As it turns out, the “patron” at the door is a prostitute on the run from a man. She ends up dead. When Jenny sees the clinic camera surveillance footage, her life is forever changed. She feels responsible for the girl’s end, and so she immediately re-orders her life. Most notably, she changes her mind about the prestigious job at the medical collective and decides to stay on at the clinic. She takes a few things and a mattress, and begins to live in the little space, afraid now that another unidentified girl will need her aid and she’ll not be there to help.

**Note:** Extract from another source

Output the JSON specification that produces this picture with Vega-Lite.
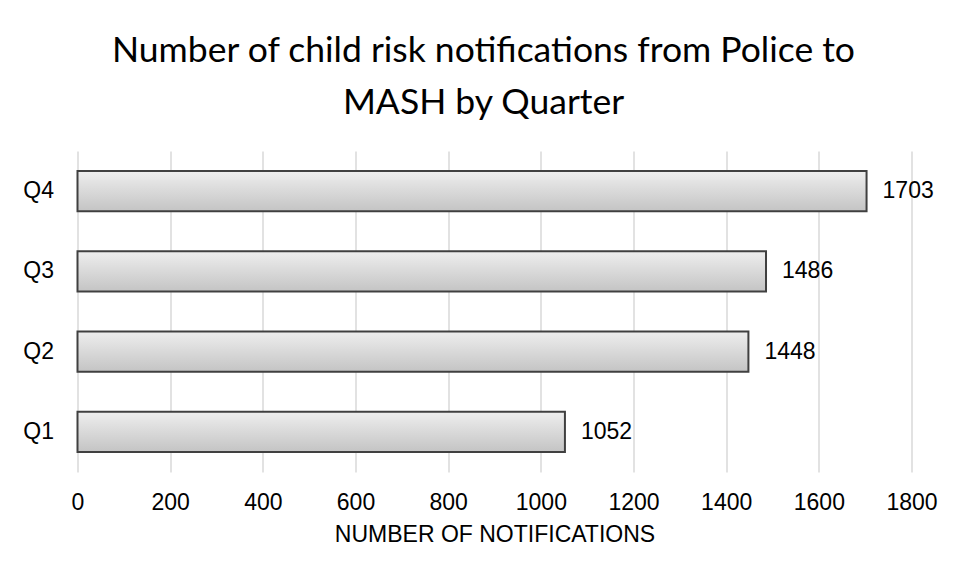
{
  "$schema": "https://vega.github.io/schema/vega-lite/v6.json",
  "width": 834,
  "height": 321,
  "autosize": "none",
  "padding": {"left": 77.5, "top": 151, "right": 44.5, "bottom": 105},
  "background": "white",
  "title": {
    "text": ["Number of child risk notifications from Police to", "MASH by Quarter"],
    "font": "Lato",
    "fontSize": 35.5,
    "fontWeight": "normal",
    "color": "#000000",
    "lineHeight": 52,
    "anchor": "middle",
    "dx": -11,
    "offset": 30
  },
  "data": {
    "values": [
      {"quarter": "Q1", "notifications": 1052},
      {"quarter": "Q2", "notifications": 1448},
      {"quarter": "Q3", "notifications": 1486},
      {"quarter": "Q4", "notifications": 1703}
    ]
  },
  "encoding": {
    "y": {
      "field": "quarter",
      "type": "nominal",
      "sort": ["Q4", "Q3", "Q2", "Q1"],
      "scale": {"paddingInner": 0.5, "paddingOuter": 0.25},
      "axis": {
        "title": null,
        "domain": false,
        "ticks": false,
        "grid": false,
        "labelFont": "Liberation Sans",
        "labelFontSize": 23,
        "labelColor": "#000000",
        "labelPadding": 24
      }
    },
    "x": {
      "field": "notifications",
      "type": "quantitative",
      "scale": {"domain": [0, 1800], "nice": false},
      "axis": {
        "title": "NUMBER OF NOTIFICATIONS",
        "values": [0, 200, 400, 600, 800, 1000, 1200, 1400, 1600, 1800],
        "format": "d",
        "labelFlush": false,
        "domain": false,
        "ticks": false,
        "grid": true,
        "gridColor": "#d9d9d9",
        "gridWidth": 1.5,
        "labelFont": "Liberation Sans",
        "labelFontSize": 23,
        "labelColor": "#000000",
        "labelPadding": 19,
        "titleFont": "Liberation Sans",
        "titleFontSize": 23,
        "titleFontWeight": "normal",
        "titleColor": "#000000",
        "titlePadding": 9
      }
    }
  },
  "layer": [
    {
      "mark": {
        "type": "bar",
        "stroke": "#404040",
        "strokeWidth": 2,
        "fill": {
          "gradient": "linear",
          "x1": 0, "y1": 0, "x2": 0, "y2": 1,
          "stops": [
            {"offset": 0, "color": "#eeeeee"},
            {"offset": 1, "color": "#c4c4c4"}
          ]
        }
      }
    },
    {
      "mark": {
        "type": "text",
        "align": "left",
        "baseline": "middle",
        "dx": 16,
        "font": "Liberation Sans",
        "fontSize": 23,
        "color": "#000000"
      },
      "encoding": {
        "text": {"field": "notifications", "type": "quantitative", "format": "d"}
      }
    }
  ],
  "config": {
    "view": {"stroke": null}
  }
}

But the Dardennes have created a different film this time around. Yes, many of the same themes are at work: a journey toward redemption, painful self-realization, and an awareness of the plight of others. But the narrative structure is different. Specifically, La Fille Inconnu is a private eye film, one featuring a doctor with no investigative experience and no understanding of the criminal world. But Jenny knows people, and she uses her understanding of human nature to crack the case. What’s so interesting here is that working the case brings Jenny closer to an understanding of her place in the universe, of her calling in life. She’s always been a talented doctor, but it’s only through her continued ministrations to the underclass, after she’s decided to stay on at the clinic, that she begins to see her place in the world. This work is also what enables her to make progress on the case, though she confronts no shortage of dangers, including both the cops and thugs who want her out of the way, for different reasons.

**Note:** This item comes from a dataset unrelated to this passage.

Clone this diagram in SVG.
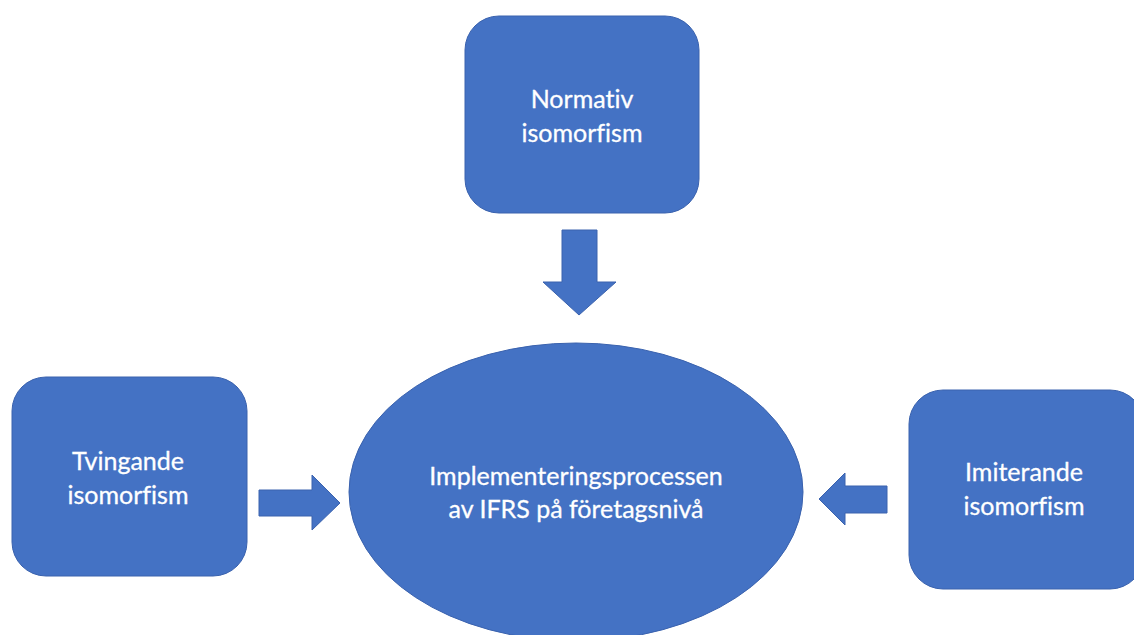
<svg xmlns="http://www.w3.org/2000/svg" width="1134" height="635" viewBox="0 0 1134 635">
<style>
.shape{fill:#4472C4;stroke:#3A62AE;stroke-width:1}
.lbl{fill:#FFFFFF;font-family:Lato,"Open Sans","Liberation Sans",sans-serif;font-size:25px;text-anchor:middle;font-variant-ligatures:none;stroke:#FFFFFF;stroke-width:0.3}
</style>
<rect width="1134" height="635" fill="#FFFFFF"/>
<g id="connectors">
<path id="arrow-top" class="shape" d="M562,230 H597 V282 H616 L579,315 L543,282 H562 Z"/>
<path id="arrow-left" class="shape" d="M259,490 H312 V475 L340,503 L312,530 V516 H259 Z"/>
<path id="arrow-right" class="shape" d="M887,486 V513 H845 V525 L819,499 L845,473 V486 Z"/>
</g>
<g id="node-normativ">
<rect class="shape" x="465" y="16" width="234" height="197" rx="34" ry="34"/>
<text class="lbl" x="582" y="108">Normativ</text>
<text class="lbl" x="582" y="142">isomorfism</text>
</g>
<g id="node-tvingande">
<rect class="shape" x="12" y="377" width="235" height="199" rx="34" ry="34"/>
<text class="lbl" x="128" y="470">Tvingande</text>
<text class="lbl" x="128" y="504">isomorfism</text>
</g>
<g id="node-imiterande">
<rect class="shape" x="909" y="390" width="235" height="199" rx="34" ry="34"/>
<text class="lbl" x="1024" y="481">Imiterande</text>
<text class="lbl" x="1024" y="515">isomorfism</text>
</g>
<g id="node-center">
<ellipse class="shape" cx="576" cy="492" rx="227" ry="149"/>
<text class="lbl" x="576" y="485">Implementeringsprocessen</text>
<text class="lbl" x="576" y="518">av IFRS på företagsnivå</text>
</g>
</svg>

Yet again, it’s in the little scenes, seemingly unrelated to the larger plot elements, that the filmmakers evince their broader themes. It could be a house call with a disabled pensioner for coffee, a visit to see the son of a woman who can’t leave the home, or a hospital stop where Jenny tends to an old man who suffers from cardiac issues. These are some of the most tender scenes on film, and they speak to Jenny’s mission, to her charge to serve those who have no agency. Interestingly, these precious little scenes also relate to the case itself. Sometimes by chance (?) and other times through some idle questioning, Jenny gathers information about the unknown girl, about the people and the petty crimes that might relate to a solution. She’s patient, the absolute opposite of the cop who grills a suspect in a police room. But her methods pay dividends—both with respect to the case itself and in terms of the doctor’s own self-realization.
Like so many characters in Dardenne narratives, the doctor comes to a realization about self, about work and morality, and about one’s place in the world. Put simply, Dardenne films are qualitatively different from what we think of as “crime” cinema. And yet, crime is so often at the center of things, sometimes petty crimes—and sometimes not—that propel moving narratives of people and their need for redemption.